→ **Aim**
Can you find the lines of the listing that include "standalone" and copy every one?

→ **Input rows**
□ □ □ □ □ □ □

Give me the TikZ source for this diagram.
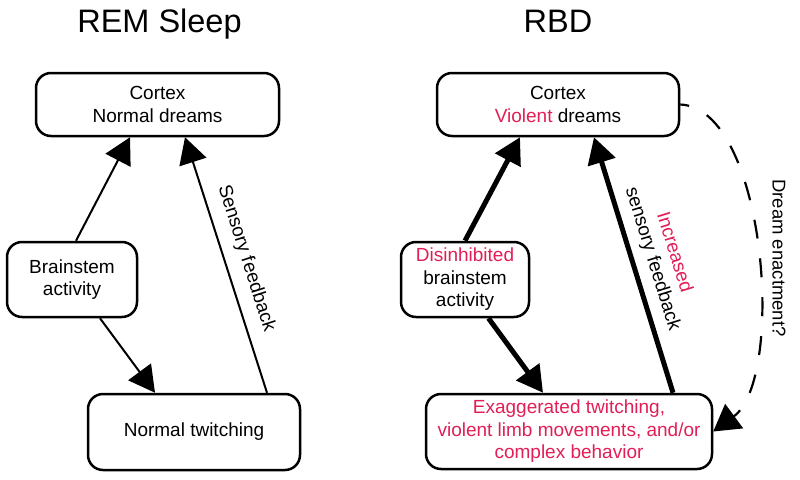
\documentclass[tikz,border=0pt]{standalone}
\usepackage{fontspec}
\setmainfont{Liberation Sans}
\usetikzlibrary{arrows.meta}
\definecolor{rbdred}{RGB}{226,30,86}
\tikzset{
  box/.style={draw=black, line width=2.5pt, rounded corners=15pt, align=center,
    inner sep=0pt, font=\fontsize{19}{22.5}\selectfont},
  title/.style={font=\fontsize{32.5}{36}\selectfont, anchor=base},
  thinarr/.style={line width=2pt, -{Triangle[length=26pt,width=28pt]}},
  thickarr/.style={line width=5pt, -{Triangle[length=26pt,width=28pt]}},
  lbl/.style={font=\fontsize{19}{22.5}\selectfont, align=center, sloped}
}
\begin{document}
\begin{tikzpicture}[x=1pt,y=-1pt]
\useasboundingbox (0,0) rectangle (800,479);
% titles
\node[title] (t1) at (159.5,32) {REM Sleep};
\node[title] (t2) at (558,32) {RBD};
% left panel
\node[box, minimum width=243pt, minimum height=63pt] (cx) at (157.5,104.5) {Cortex\\Normal dreams};
\node[box, minimum width=130pt, minimum height=75pt] (bs) at (72,279.5) {Brainstem\\activity};
\node[box, minimum width=212pt, minimum height=76pt] (tw) at (194,432) {Normal twitching};
\draw[thinarr] ([xshift=4pt]bs.north) -- ([xshift=-27.5pt]cx.south);
\draw[thinarr] ([xshift=28pt]bs.south) -- ([xshift=-39pt]tw.north);
\draw[thinarr] ([xshift=73pt]tw.north) -- node[lbl, above=8pt, pos=0.5] (sf) {Sensory feedback} ([xshift=27.5pt]cx.south);
% right panel
\node[box, minimum width=242pt, minimum height=63pt] (rc) at (558,104.5) {Cortex\\{\color{rbdred}Violent} dreams};
\node[box, minimum width=128pt, minimum height=75pt] (dis) at (465,279.5) {{\color{rbdred}Disinhibited}\\brainstem\\activity};
\node[box, minimum width=286pt, minimum height=75pt, text=rbdred] (bot) at (569,431.5) {Exaggerated twitching,\\violent limb movements, and/or\\complex behavior};
\draw[thickarr] (dis.north) -- ([xshift=-38pt]rc.south);
\draw[thickarr] ([xshift=23.5pt]dis.south) -- ([xshift=-26pt]bot.north);
\draw[thickarr] ([xshift=104pt]bot.north) -- node[lbl, above=5pt, pos=0.5] (isf) {{\color{rbdred}Increased}\\sensory feedback} ([xshift=36pt]rc.south);
\draw[line width=2.2pt, dash pattern=on 19pt off 20pt, dash phase=10pt, -{Triangle[length=26pt,width=30pt]}]
  (rc.east) .. controls (766,108) and (786,378) .. (bot.east);
\node[font=\fontsize{18.5}{22}\selectfont, rotate=-90] (de) at (779,258) {Dream enactment?};
\end{tikzpicture}
\end{document}
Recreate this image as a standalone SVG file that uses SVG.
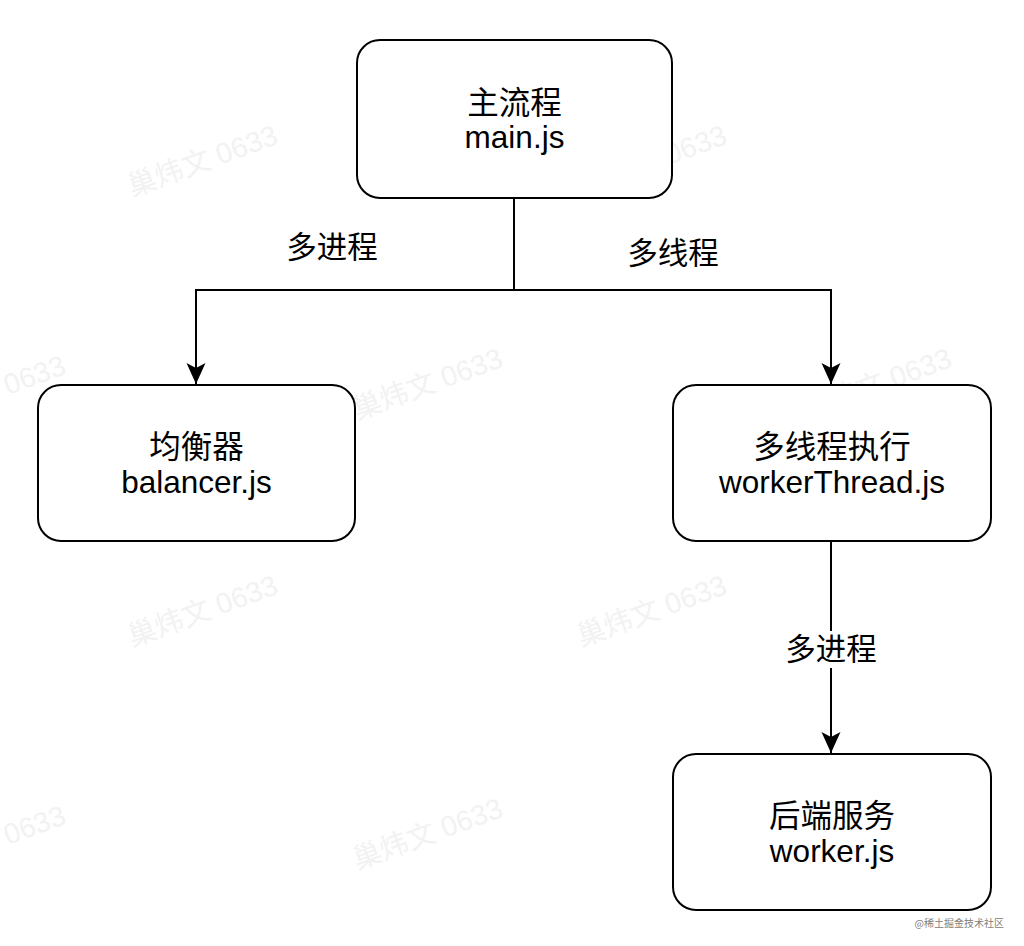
<svg xmlns="http://www.w3.org/2000/svg" width="1024" height="946" viewBox="0 0 1024 946">
<style>
.box{fill:#ffffff;stroke:#000000;stroke-width:2}
.t{font-family:"Liberation Sans","Noto Sans CJK SC",sans-serif;font-size:31.5px;fill:#000000;text-anchor:middle}
.lbl{font-family:"Liberation Sans","Noto Sans CJK SC",sans-serif;font-size:30.5px;fill:#000000;text-anchor:middle}
.edge{fill:none;stroke:#000000;stroke-width:2}
.wm{font-family:"Liberation Sans","Noto Sans CJK SC",sans-serif;font-size:28.5px;fill:#f2f2f2;text-anchor:middle}
.wms{font-family:"Liberation Sans","Noto Sans CJK SC",sans-serif;font-size:28.5px;fill:#f2f2f2;text-anchor:start}
.credit{font-family:"Noto Sans CJK SC",sans-serif;font-size:10px;fill:#808080;text-anchor:end}
</style>
<defs>
<marker id="arr" viewBox="0 0 22 22" refX="21" refY="11" markerWidth="22" markerHeight="22" markerUnits="userSpaceOnUse" orient="auto">
<path d="M21,11 L0,1.5 L5,11 L0,20.5 Z" fill="#000000"/>
</marker>
</defs>
<rect width="1024" height="946" fill="#ffffff"/>
<g id="watermarks">
<text class="wm" transform="translate(206,170) rotate(-20)">巢炜文 0633</text>
<text class="wm" transform="translate(655,170) rotate(-20)">巢炜文 0633</text>
<text class="wms" transform="translate(8,395) rotate(-20)">0633</text>
<text class="wm" transform="translate(431,393) rotate(-20)">巢炜文 0633</text>
<text class="wm" transform="translate(880,393) rotate(-20)">巢炜文 0633</text>
<text class="wm" transform="translate(206,620) rotate(-20)">巢炜文 0633</text>
<text class="wm" transform="translate(655,620) rotate(-20)">巢炜文 0633</text>
<text class="wms" transform="translate(8,845) rotate(-20)">0633</text>
<text class="wm" transform="translate(431,843) rotate(-20)">巢炜文 0633</text>
<text class="wm" transform="translate(880,843) rotate(-20)">巢炜文 0633</text>
</g>
<g id="connectors">
<path class="edge" d="M514,198 L514,290 L196,290 L196,384" marker-end="url(#arr)"/>
<path class="edge" d="M514,290 L831,290 L831,384" marker-end="url(#arr)"/>
<path class="edge" d="M831,541 L831,753" marker-end="url(#arr)"/>
<text class="lbl" x="332" y="258">多进程</text>
<text class="lbl" x="673" y="264">多线程</text>
<rect x="784" y="631" width="94" height="37" fill="#ffffff"/>
<text class="lbl" x="831" y="660">多进程</text>
</g>
<g id="node-main">
<rect class="box" x="357" y="40" width="315" height="158" rx="23" ry="23"/>
<text class="t" x="514.5" y="114">主流程</text>
<text class="t" x="514.5" y="148">main.js</text>
</g>
<g id="node-balancer">
<rect class="box" x="38" y="385" width="317" height="156" rx="23" ry="23"/>
<text class="t" x="196.5" y="458">均衡器</text>
<text class="t" x="196.5" y="493">balancer.js</text>
</g>
<g id="node-workerThread">
<rect class="box" x="673" y="385" width="318" height="156" rx="23" ry="23"/>
<text class="t" x="832" y="458">多线程执行</text>
<text class="t" x="832" y="493">workerThread.js</text>
</g>
<g id="node-worker">
<rect class="box" x="673" y="754" width="318" height="156" rx="23" ry="23"/>
<text class="t" x="832" y="827">后端服务</text>
<text class="t" x="832" y="862">worker.js</text>
</g>
<text class="credit" x="1004" y="927">@稀土掘金技术社区</text>
</svg>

□ □ □ □ □ □ □

→ **Answer for this exercise**
\documentclass[tikz,border=0pt]{standalone}
Recreate this image as a standalone SVG file that uses SVG.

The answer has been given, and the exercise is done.